Seperti diketahui, pimpinan KPK dua periode itu berlatar belakang auditor Badan Pengawasan Keuangan dan Pembangunan (BPKP). Alex, sapaannya, menilai risiko praktik korupsi oleh auditor semakin tinggi ketika ada temuan tertentu dalam obyek pemeriksaan.
"Apalagi kalau temuannya itu menyangkut penyimpangan yang bernilai uang, di situlah ada kepentingan dari pihak yang diaudit. Tentu dari pihak yang diaudit mereka berkepentingan jangan sampai temuan itu terungkap di dalam laporan," jelasnya sata konferensi pers penahanan Bupati Meranti, di Gedung Merah Putih KPK, beberapa pekan lalu.
Alex mengatakan bahwa temuan auditor dalam suatu laporan, apabila ada indikasi penyimpangan, bisa berujung pidana atau ganti rugi.
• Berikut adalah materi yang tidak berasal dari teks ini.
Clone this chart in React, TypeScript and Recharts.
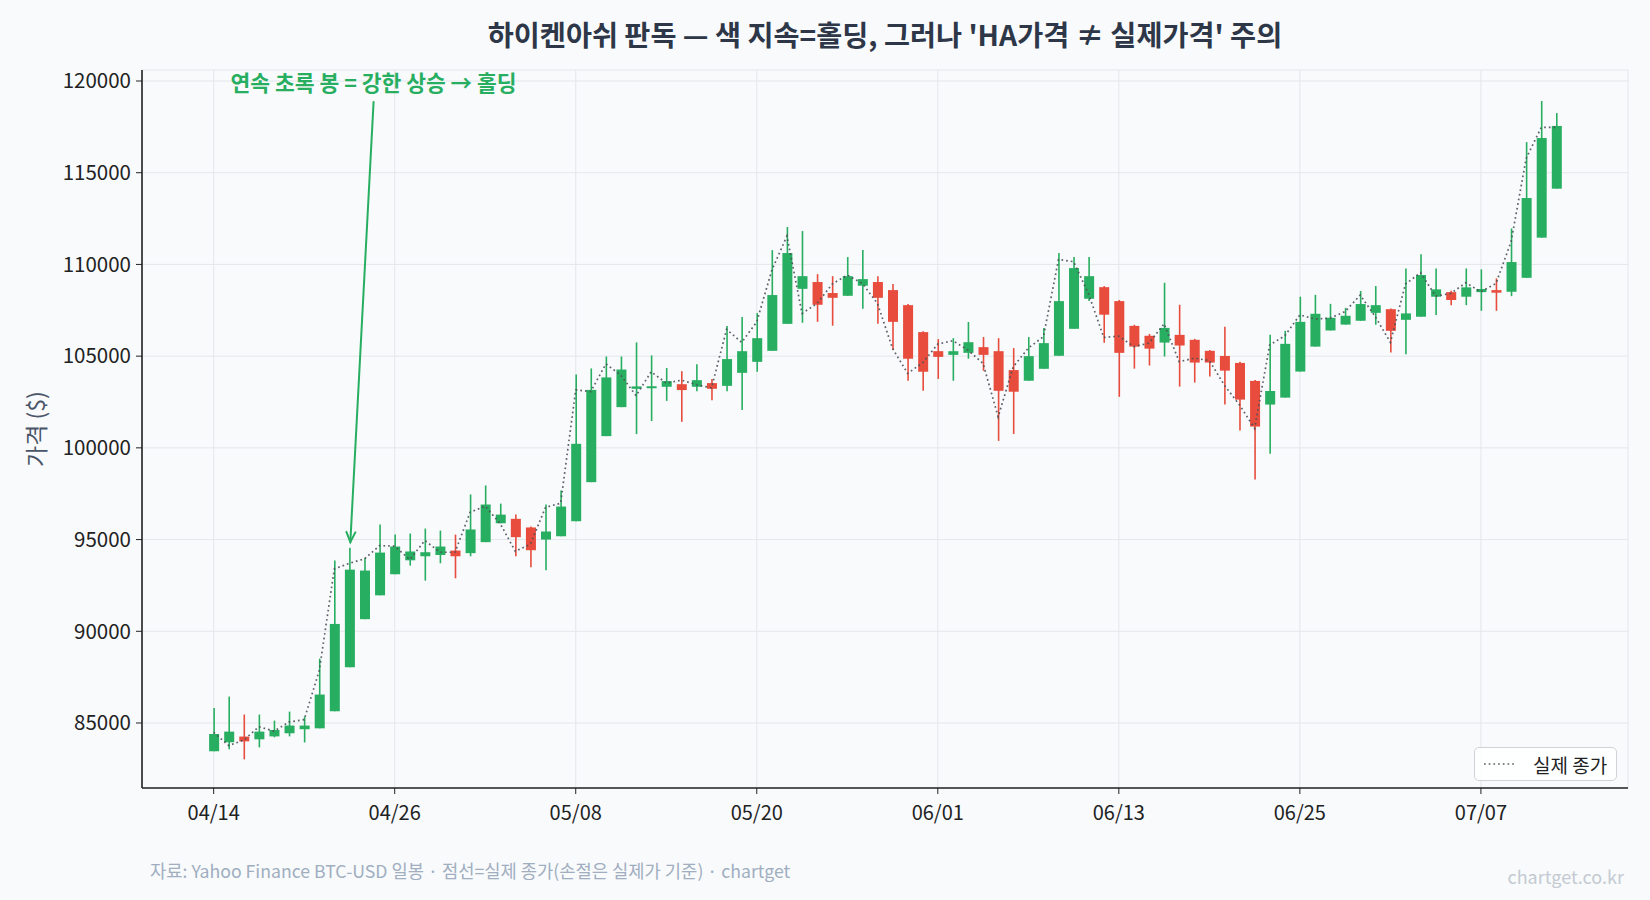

Apabila kepentingan antara auditor dan pihak yang diaudit itu dilihat sebagai hal yang menguntungkan, dia menyebut bakal ada proses negosiasi.
Menurutnya, apabila terdapat temuan yang terindikasi penyimpangan, pihak pemeriksa bisa untung dengan berkongkalikong bersama pihak yang diperiksa. Terdapat dua modus yang bisa dimanfaatkan oleh auditor.
Misalnya, auditor bisa menghilangkan temuan mencurigakan tersebut, atau tidak mengungkapnya dan memberikan opini WTP, sebagaimana kasus kongkalikong auditor BPK Riau dan Bupati Meranti.
"Kenapa bisa terjadi? Ini pasti ada sesuatu yang tidak matching di situ. Tentu ini menjadi PR buat BPK untuk lebih memperkuat mekanisme review dalam proses audit itu, supaya hal-hal yang dilakukan di bawah itu juga bisa diawasi oleh jenjang yang di atasnya," lanjut pimpinan KPK yang juga berlatar belakang hakim ad hoc itu.